** START OF EXTRACTED RECORDS **
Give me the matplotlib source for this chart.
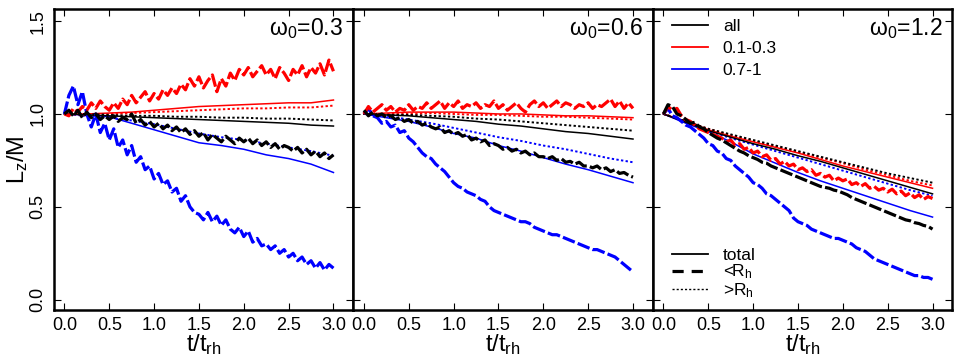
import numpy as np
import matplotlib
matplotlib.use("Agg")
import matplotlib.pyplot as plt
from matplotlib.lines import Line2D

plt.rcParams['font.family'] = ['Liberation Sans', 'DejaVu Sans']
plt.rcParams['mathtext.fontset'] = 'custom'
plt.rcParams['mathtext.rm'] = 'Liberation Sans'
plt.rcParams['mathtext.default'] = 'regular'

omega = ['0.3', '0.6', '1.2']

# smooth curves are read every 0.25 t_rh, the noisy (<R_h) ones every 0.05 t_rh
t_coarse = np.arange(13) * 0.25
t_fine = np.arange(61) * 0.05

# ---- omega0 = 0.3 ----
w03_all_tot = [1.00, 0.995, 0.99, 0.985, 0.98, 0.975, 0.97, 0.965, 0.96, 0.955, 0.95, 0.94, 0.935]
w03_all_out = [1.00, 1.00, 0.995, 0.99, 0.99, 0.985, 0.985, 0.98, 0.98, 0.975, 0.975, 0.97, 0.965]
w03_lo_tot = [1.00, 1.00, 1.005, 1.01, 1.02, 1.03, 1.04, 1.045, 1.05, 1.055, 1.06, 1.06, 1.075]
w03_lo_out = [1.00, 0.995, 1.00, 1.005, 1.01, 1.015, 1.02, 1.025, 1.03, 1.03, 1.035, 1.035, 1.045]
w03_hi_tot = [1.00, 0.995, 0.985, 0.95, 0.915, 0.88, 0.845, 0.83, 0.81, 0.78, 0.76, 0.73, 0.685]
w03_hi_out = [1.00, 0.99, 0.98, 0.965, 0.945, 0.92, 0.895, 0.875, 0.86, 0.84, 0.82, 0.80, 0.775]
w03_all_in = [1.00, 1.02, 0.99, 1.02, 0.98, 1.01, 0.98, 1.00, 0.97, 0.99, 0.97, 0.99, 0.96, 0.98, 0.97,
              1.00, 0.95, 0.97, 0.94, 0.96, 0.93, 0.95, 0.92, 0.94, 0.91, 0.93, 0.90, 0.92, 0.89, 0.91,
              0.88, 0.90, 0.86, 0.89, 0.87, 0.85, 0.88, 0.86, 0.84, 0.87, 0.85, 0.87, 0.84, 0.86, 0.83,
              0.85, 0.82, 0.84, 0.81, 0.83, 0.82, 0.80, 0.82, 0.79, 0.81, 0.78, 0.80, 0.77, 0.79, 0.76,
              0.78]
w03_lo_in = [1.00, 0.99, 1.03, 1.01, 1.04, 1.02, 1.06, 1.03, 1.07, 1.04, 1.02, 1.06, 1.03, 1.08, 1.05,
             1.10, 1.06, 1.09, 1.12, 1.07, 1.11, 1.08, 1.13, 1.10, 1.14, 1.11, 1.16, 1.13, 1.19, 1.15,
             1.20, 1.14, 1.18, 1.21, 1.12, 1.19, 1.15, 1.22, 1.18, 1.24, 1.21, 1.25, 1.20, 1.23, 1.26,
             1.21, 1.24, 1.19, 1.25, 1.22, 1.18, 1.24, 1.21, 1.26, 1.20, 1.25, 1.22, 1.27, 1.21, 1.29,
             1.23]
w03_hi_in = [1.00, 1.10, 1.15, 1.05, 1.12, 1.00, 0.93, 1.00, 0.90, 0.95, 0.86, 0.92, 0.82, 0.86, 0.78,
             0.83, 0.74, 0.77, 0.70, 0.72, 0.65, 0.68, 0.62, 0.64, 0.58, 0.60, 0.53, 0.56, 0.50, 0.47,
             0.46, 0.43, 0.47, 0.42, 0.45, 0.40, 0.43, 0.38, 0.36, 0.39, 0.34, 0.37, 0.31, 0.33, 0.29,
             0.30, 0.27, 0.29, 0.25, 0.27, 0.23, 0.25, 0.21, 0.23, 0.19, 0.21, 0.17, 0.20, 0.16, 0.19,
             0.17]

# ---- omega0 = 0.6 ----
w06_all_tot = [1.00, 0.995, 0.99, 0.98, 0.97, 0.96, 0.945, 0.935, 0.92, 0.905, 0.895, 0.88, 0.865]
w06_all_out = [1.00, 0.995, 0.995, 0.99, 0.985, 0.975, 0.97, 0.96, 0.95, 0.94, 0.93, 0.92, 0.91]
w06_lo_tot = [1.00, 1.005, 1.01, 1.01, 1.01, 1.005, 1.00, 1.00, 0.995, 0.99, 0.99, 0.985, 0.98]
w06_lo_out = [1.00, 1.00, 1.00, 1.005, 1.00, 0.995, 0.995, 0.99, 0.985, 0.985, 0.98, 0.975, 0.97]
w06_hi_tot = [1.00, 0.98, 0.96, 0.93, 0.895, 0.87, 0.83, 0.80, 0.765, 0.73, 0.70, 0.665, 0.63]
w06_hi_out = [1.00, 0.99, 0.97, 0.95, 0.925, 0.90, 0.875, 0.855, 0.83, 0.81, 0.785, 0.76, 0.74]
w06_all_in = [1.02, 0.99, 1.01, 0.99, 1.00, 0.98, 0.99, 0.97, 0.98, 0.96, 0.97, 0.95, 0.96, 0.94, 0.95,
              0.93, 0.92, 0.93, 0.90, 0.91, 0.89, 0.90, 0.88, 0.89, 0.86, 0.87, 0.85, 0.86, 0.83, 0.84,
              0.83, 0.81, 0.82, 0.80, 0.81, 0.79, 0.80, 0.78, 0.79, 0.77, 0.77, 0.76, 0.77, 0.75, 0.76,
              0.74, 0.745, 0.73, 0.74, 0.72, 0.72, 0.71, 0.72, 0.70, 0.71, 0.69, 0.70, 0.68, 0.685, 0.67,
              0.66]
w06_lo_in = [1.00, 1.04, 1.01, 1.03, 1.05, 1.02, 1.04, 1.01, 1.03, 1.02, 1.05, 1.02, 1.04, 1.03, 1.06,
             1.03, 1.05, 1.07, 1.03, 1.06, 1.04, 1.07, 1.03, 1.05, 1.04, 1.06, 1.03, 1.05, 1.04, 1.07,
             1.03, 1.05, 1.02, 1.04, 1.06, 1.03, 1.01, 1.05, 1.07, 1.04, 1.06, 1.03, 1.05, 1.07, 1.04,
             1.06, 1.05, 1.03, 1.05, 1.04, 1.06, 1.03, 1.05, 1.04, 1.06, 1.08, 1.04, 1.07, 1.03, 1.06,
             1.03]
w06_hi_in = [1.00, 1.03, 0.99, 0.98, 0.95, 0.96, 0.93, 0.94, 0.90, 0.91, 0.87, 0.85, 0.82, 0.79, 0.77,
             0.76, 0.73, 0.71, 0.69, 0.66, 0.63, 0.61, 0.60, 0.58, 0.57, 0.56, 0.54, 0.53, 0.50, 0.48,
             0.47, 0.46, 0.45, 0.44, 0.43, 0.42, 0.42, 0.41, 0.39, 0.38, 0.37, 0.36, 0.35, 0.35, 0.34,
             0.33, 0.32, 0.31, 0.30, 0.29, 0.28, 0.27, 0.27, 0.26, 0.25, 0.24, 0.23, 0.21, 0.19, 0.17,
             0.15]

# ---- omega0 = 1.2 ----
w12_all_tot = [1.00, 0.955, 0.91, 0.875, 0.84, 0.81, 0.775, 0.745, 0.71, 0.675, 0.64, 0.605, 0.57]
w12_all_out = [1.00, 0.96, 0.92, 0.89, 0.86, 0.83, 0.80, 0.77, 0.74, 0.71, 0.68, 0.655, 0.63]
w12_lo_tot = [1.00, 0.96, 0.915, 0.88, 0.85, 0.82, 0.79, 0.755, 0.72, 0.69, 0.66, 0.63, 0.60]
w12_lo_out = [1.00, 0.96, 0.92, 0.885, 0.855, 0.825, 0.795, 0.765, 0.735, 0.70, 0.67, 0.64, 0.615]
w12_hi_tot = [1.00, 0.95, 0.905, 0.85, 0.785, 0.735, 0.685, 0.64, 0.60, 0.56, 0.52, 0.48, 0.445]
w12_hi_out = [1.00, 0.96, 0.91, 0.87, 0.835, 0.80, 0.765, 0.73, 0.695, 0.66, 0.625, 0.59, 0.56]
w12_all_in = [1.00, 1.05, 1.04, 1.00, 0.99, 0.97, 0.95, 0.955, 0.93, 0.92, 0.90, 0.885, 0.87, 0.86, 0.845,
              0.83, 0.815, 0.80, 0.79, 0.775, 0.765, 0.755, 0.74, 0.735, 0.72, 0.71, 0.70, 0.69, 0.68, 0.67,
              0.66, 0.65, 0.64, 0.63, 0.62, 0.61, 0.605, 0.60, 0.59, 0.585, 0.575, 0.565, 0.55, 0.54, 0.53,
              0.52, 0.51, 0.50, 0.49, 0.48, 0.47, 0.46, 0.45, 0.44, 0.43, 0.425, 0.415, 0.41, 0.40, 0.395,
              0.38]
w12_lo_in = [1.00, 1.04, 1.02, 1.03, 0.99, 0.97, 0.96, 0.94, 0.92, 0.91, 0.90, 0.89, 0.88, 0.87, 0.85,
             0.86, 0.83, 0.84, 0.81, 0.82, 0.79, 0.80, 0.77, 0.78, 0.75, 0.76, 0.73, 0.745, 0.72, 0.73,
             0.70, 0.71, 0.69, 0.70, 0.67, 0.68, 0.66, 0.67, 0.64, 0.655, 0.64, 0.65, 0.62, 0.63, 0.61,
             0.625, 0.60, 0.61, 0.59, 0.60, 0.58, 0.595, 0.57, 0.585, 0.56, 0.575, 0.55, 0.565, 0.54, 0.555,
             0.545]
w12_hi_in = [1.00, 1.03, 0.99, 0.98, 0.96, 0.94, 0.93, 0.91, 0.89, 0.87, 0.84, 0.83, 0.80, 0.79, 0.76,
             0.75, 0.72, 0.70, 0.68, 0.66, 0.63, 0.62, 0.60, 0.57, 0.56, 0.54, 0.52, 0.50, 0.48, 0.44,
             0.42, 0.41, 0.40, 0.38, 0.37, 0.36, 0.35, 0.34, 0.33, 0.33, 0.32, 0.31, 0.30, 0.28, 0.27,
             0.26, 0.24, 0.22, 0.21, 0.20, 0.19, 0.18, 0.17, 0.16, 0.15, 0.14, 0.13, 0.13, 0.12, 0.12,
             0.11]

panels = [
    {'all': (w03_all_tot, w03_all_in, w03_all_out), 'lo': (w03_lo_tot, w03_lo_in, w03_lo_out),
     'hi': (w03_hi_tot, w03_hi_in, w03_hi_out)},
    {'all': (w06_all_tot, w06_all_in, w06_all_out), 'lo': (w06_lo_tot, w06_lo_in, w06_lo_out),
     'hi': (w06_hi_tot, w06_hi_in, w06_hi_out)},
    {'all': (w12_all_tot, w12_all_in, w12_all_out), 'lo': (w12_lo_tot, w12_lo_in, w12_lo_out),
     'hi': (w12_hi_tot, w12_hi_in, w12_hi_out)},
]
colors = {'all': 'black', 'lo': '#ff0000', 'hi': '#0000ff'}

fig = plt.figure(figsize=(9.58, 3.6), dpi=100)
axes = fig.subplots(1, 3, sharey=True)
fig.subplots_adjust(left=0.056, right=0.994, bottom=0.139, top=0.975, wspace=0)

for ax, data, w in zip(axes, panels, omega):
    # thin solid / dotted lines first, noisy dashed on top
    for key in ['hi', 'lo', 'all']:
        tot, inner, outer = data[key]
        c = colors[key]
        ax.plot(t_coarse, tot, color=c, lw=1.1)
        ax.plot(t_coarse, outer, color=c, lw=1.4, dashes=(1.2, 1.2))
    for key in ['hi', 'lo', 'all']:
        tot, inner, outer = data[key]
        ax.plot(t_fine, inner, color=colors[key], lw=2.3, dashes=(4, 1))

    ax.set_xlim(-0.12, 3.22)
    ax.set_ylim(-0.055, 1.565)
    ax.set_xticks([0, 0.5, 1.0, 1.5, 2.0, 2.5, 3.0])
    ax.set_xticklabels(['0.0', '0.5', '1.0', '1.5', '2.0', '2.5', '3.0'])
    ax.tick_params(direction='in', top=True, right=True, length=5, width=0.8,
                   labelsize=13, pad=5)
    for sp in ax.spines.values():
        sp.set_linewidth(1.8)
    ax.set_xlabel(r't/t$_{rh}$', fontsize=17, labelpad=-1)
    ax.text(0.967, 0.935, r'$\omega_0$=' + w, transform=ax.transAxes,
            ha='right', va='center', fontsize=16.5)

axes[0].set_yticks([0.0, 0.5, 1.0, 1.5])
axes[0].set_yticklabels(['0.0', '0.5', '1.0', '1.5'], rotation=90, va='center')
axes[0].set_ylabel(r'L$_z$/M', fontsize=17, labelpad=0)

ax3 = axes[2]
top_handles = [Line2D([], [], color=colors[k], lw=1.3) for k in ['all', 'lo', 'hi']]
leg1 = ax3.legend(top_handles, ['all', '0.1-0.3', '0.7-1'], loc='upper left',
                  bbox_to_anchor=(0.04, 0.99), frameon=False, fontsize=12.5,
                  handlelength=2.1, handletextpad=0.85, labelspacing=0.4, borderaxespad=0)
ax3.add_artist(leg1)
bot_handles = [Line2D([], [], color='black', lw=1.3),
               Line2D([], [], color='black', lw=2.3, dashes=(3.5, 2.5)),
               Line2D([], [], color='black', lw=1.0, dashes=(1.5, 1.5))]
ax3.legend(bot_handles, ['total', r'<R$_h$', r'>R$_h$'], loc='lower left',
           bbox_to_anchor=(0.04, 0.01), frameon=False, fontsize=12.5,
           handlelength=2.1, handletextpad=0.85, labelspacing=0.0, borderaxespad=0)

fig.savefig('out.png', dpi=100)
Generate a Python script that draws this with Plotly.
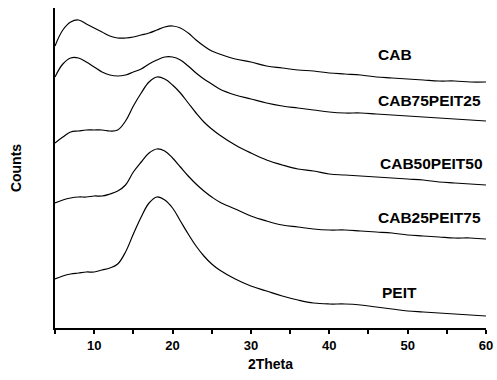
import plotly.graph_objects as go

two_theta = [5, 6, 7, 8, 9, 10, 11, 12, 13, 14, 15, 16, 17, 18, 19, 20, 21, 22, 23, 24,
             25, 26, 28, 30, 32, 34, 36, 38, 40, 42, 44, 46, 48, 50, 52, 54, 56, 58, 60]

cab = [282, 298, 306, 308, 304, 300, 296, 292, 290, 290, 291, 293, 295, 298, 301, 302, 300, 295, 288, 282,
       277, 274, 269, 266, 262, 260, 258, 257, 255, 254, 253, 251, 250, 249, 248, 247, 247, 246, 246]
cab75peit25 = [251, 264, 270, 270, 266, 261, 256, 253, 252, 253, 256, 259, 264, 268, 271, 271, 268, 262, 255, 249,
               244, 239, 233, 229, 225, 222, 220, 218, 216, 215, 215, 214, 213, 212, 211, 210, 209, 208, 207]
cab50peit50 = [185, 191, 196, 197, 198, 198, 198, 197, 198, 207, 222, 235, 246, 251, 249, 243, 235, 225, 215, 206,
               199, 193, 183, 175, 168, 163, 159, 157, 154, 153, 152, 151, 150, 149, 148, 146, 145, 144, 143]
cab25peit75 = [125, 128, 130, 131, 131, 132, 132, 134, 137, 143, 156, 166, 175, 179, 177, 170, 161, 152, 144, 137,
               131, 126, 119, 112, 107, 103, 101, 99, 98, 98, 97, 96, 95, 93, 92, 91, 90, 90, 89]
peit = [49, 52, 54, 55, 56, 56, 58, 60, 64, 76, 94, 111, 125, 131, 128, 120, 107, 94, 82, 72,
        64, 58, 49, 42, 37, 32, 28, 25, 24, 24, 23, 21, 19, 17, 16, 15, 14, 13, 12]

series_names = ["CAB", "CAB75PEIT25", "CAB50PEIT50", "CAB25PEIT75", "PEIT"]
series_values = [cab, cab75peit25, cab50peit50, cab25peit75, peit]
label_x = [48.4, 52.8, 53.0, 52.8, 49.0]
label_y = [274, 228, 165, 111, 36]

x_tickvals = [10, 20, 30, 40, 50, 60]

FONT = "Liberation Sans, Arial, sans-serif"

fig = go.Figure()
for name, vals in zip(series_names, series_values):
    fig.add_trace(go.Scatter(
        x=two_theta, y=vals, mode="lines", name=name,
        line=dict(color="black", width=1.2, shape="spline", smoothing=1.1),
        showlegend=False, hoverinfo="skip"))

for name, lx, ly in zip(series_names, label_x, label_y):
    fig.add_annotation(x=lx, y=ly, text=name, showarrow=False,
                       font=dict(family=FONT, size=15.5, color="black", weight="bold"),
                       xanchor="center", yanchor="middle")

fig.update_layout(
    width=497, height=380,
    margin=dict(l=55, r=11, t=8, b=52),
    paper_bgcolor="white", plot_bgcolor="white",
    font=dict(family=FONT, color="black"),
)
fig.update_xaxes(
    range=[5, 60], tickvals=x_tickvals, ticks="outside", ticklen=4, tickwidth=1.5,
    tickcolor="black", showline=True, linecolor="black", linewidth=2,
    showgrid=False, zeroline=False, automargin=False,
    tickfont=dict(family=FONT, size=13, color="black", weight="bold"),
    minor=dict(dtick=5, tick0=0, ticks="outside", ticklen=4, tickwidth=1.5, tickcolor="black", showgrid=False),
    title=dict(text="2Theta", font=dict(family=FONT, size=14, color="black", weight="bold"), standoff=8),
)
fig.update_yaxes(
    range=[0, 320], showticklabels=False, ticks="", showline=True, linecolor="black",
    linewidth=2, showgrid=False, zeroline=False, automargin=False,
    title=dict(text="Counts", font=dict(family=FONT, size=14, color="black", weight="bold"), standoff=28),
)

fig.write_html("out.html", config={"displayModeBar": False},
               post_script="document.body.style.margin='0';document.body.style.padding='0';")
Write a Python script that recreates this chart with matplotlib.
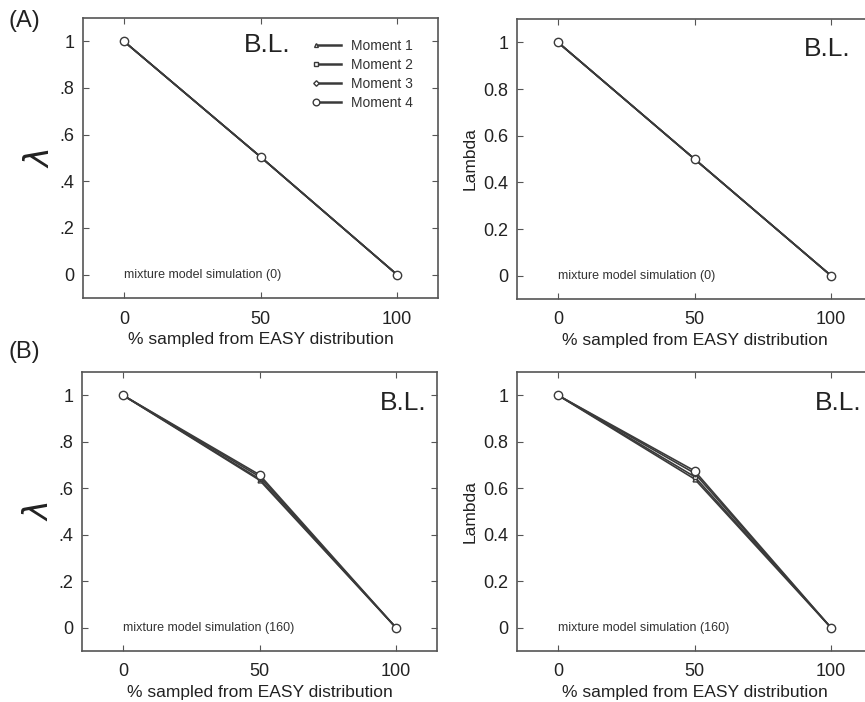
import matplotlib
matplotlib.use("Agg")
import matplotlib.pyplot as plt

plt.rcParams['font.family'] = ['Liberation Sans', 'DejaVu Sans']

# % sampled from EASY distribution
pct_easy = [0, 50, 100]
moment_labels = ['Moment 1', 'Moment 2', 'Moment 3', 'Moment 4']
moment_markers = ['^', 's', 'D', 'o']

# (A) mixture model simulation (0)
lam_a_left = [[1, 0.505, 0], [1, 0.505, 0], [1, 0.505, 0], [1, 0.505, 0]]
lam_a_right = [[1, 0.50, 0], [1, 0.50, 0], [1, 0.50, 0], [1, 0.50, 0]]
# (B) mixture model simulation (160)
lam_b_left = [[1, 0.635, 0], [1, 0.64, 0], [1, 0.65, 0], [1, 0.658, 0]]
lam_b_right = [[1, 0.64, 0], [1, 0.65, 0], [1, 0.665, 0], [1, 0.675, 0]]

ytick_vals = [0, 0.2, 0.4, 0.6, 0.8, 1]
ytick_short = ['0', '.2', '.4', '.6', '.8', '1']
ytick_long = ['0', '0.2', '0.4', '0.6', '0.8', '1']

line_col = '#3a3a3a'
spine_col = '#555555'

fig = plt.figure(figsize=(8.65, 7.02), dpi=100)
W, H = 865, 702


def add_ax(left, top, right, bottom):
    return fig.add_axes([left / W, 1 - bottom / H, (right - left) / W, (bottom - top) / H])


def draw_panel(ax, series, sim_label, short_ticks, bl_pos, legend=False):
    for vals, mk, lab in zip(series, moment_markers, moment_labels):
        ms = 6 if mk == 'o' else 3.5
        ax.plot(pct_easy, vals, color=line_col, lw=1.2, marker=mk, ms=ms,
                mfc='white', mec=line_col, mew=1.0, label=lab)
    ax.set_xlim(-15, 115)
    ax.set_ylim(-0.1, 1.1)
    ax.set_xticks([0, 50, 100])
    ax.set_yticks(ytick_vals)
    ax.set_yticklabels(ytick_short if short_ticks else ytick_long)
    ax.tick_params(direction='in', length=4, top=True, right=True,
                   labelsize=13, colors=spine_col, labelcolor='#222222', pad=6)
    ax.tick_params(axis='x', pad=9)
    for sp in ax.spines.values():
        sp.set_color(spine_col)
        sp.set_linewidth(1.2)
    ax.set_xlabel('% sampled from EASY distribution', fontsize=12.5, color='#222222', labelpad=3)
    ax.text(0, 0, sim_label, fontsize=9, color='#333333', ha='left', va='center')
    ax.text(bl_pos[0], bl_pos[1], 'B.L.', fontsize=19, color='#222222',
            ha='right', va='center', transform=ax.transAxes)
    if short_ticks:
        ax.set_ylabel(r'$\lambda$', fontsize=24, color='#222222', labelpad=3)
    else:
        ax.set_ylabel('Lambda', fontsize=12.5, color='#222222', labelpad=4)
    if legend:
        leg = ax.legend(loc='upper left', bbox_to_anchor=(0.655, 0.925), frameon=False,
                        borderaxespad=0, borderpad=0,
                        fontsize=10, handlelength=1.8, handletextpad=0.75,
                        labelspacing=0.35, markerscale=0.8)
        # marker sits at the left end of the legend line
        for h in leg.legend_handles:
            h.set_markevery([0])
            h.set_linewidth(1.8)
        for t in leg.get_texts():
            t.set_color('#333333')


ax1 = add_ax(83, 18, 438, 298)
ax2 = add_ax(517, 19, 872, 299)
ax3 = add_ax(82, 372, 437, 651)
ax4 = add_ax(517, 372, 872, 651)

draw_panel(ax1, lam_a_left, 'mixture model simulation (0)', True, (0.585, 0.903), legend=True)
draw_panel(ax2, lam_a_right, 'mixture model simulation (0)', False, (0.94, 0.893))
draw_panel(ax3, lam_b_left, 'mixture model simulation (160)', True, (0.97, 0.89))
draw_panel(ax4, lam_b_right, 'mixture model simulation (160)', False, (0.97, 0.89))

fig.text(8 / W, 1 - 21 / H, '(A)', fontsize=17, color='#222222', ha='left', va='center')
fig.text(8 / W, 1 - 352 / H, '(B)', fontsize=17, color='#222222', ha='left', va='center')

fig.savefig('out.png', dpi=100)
** END OF EXTRACTED RECORDS **
GIVEN INSTRUCTION
Leave the pictures out, and transcribe exactly the lines above starting at the one that contains "Generate a Python" and ending at the one that contains "56, 58, 60]".

ANSWER BELOW
Generate a Python script that draws this with Plotly.
import plotly.graph_objects as go

two_theta = [5, 6, 7, 8, 9, 10, 11, 12, 13, 14, 15, 16, 17, 18, 19, 20, 21, 22, 23, 24,
             25, 26, 28, 30, 32, 34, 36, 38, 40, 42, 44, 46, 48, 50, 52, 54, 56, 58, 60]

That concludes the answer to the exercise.